■ WHAT IS REQUIRED
Retype nothing but the lines from the start of the material up to and including the line with "-0.02, -0.05, 0, 0.03, 0.09, 0.01, 0.07, 0.05, 0.03]". Pictures don't belong in the copy.

■ TASK INPUTS
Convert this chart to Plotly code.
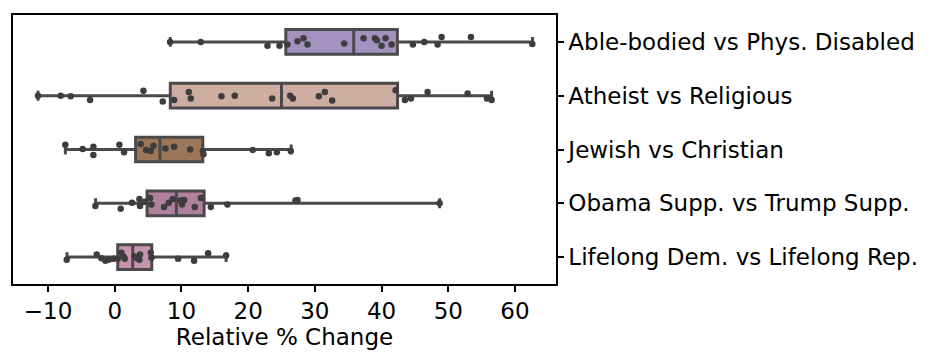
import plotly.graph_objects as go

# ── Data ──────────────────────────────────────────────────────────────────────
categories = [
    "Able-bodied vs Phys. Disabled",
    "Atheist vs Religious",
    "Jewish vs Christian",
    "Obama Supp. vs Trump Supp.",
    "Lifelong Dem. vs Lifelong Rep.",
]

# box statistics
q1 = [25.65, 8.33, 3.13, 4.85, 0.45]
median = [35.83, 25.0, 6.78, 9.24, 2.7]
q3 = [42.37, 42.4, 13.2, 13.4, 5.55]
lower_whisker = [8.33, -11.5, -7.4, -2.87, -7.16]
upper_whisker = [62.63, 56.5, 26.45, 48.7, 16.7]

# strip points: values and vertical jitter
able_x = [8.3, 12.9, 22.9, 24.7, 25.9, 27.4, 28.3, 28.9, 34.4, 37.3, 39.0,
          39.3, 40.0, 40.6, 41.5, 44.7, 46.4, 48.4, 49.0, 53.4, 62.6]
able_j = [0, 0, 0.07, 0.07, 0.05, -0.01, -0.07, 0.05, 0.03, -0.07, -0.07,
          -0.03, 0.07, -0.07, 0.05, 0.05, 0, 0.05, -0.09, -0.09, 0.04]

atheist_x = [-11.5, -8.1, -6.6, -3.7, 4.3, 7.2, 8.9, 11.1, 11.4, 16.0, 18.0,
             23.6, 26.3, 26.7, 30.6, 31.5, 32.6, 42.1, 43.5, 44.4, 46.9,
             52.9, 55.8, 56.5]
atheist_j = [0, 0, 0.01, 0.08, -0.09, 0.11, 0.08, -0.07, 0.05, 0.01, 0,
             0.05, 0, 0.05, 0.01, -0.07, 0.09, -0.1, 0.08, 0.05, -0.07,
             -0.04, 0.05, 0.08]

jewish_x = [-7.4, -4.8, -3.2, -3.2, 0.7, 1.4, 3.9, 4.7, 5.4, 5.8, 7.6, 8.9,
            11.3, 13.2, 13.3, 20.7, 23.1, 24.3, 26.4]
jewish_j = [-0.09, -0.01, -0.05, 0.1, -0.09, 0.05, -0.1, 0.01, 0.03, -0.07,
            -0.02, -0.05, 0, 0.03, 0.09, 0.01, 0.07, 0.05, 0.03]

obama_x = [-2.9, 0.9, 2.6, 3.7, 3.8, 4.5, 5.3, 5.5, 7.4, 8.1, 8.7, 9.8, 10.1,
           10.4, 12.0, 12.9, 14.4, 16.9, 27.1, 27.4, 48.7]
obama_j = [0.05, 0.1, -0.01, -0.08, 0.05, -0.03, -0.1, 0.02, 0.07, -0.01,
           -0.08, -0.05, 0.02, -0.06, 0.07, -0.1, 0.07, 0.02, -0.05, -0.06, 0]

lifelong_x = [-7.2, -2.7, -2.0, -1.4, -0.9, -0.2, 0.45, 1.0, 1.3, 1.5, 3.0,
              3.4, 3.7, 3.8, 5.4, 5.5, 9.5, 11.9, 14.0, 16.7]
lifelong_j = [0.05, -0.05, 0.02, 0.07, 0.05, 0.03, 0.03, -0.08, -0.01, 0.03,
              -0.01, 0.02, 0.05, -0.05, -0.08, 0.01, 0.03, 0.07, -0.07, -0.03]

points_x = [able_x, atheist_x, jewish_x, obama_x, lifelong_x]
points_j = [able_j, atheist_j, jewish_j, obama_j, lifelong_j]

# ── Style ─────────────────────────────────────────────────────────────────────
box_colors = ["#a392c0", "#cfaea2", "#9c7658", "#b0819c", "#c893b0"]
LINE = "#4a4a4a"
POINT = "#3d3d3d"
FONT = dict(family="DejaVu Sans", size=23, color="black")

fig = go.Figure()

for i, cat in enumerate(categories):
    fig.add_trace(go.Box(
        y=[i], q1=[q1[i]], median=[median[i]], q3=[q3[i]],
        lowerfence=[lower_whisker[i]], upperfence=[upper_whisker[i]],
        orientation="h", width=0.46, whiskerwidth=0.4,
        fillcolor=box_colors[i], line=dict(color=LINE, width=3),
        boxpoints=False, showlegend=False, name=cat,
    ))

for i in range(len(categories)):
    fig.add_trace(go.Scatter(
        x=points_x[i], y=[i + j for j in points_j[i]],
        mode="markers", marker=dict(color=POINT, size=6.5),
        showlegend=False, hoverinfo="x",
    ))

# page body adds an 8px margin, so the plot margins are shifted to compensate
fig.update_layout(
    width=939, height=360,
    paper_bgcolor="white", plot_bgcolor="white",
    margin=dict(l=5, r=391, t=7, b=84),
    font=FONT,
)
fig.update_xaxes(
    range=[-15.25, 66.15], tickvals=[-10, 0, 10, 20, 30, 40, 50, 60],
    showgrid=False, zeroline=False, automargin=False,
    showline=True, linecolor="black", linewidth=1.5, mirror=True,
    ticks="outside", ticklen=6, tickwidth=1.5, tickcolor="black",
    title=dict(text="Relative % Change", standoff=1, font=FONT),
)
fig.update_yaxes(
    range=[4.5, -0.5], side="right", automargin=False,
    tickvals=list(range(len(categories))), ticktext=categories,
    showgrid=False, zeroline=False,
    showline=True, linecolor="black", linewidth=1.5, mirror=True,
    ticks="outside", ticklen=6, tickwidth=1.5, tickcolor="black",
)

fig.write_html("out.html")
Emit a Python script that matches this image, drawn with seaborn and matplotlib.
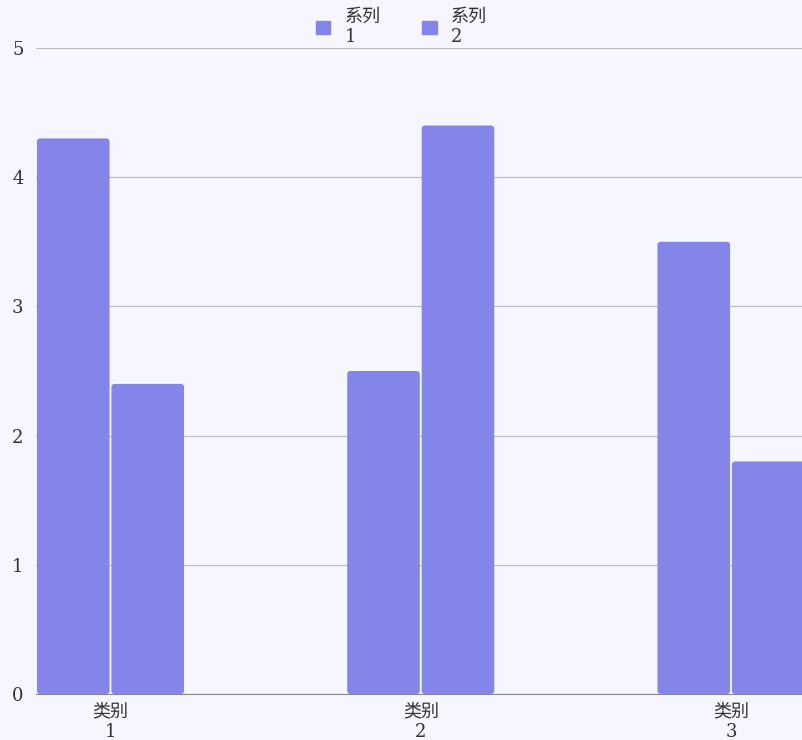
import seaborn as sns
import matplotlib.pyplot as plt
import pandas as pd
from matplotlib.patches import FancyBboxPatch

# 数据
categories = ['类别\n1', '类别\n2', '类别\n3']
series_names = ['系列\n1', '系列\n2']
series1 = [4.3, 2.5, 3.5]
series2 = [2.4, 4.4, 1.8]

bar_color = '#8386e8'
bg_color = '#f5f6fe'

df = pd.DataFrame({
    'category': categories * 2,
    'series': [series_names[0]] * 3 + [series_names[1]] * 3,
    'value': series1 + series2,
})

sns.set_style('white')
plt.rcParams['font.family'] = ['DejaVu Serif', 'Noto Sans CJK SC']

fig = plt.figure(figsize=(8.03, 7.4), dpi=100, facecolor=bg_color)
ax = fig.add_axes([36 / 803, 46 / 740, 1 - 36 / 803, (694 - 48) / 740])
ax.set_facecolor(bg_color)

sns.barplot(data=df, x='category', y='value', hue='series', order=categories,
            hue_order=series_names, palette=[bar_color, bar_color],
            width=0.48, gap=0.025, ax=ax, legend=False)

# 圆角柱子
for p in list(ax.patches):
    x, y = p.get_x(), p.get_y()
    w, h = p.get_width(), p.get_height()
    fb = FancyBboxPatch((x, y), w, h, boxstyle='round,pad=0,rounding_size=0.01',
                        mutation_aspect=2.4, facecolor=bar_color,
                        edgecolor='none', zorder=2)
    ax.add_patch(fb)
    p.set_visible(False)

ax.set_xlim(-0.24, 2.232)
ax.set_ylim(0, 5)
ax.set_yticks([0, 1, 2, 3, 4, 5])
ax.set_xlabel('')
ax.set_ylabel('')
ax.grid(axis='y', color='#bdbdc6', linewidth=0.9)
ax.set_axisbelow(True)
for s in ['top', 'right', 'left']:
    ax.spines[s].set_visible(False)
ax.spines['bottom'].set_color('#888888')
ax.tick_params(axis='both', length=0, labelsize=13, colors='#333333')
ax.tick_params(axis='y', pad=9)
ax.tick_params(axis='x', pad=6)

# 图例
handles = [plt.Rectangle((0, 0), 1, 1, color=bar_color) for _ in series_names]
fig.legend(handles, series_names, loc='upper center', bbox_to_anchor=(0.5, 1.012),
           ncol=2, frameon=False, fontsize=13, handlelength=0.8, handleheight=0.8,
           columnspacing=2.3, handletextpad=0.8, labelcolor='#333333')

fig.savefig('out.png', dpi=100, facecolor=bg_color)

■ FINISHED EXERCISE
Convert this chart to Plotly code.
import plotly.graph_objects as go

# ── Data ──────────────────────────────────────────────────────────────────────
categories = [
    "Able-bodied vs Phys. Disabled",
    "Atheist vs Religious",
    "Jewish vs Christian",
    "Obama Supp. vs Trump Supp.",
    "Lifelong Dem. vs Lifelong Rep.",
]

# box statistics
q1 = [25.65, 8.33, 3.13, 4.85, 0.45]
median = [35.83, 25.0, 6.78, 9.24, 2.7]
q3 = [42.37, 42.4, 13.2, 13.4, 5.55]
lower_whisker = [8.33, -11.5, -7.4, -2.87, -7.16]
upper_whisker = [62.63, 56.5, 26.45, 48.7, 16.7]

# strip points: values and vertical jitter
able_x = [8.3, 12.9, 22.9, 24.7, 25.9, 27.4, 28.3, 28.9, 34.4, 37.3, 39.0,
          39.3, 40.0, 40.6, 41.5, 44.7, 46.4, 48.4, 49.0, 53.4, 62.6]
able_j = [0, 0, 0.07, 0.07, 0.05, -0.01, -0.07, 0.05, 0.03, -0.07, -0.07,
          -0.03, 0.07, -0.07, 0.05, 0.05, 0, 0.05, -0.09, -0.09, 0.04]

atheist_x = [-11.5, -8.1, -6.6, -3.7, 4.3, 7.2, 8.9, 11.1, 11.4, 16.0, 18.0,
             23.6, 26.3, 26.7, 30.6, 31.5, 32.6, 42.1, 43.5, 44.4, 46.9,
             52.9, 55.8, 56.5]
atheist_j = [0, 0, 0.01, 0.08, -0.09, 0.11, 0.08, -0.07, 0.05, 0.01, 0,
             0.05, 0, 0.05, 0.01, -0.07, 0.09, -0.1, 0.08, 0.05, -0.07,
             -0.04, 0.05, 0.08]

jewish_x = [-7.4, -4.8, -3.2, -3.2, 0.7, 1.4, 3.9, 4.7, 5.4, 5.8, 7.6, 8.9,
            11.3, 13.2, 13.3, 20.7, 23.1, 24.3, 26.4]
jewish_j = [-0.09, -0.01, -0.05, 0.1, -0.09, 0.05, -0.1, 0.01, 0.03, -0.07,
            -0.02, -0.05, 0, 0.03, 0.09, 0.01, 0.07, 0.05, 0.03]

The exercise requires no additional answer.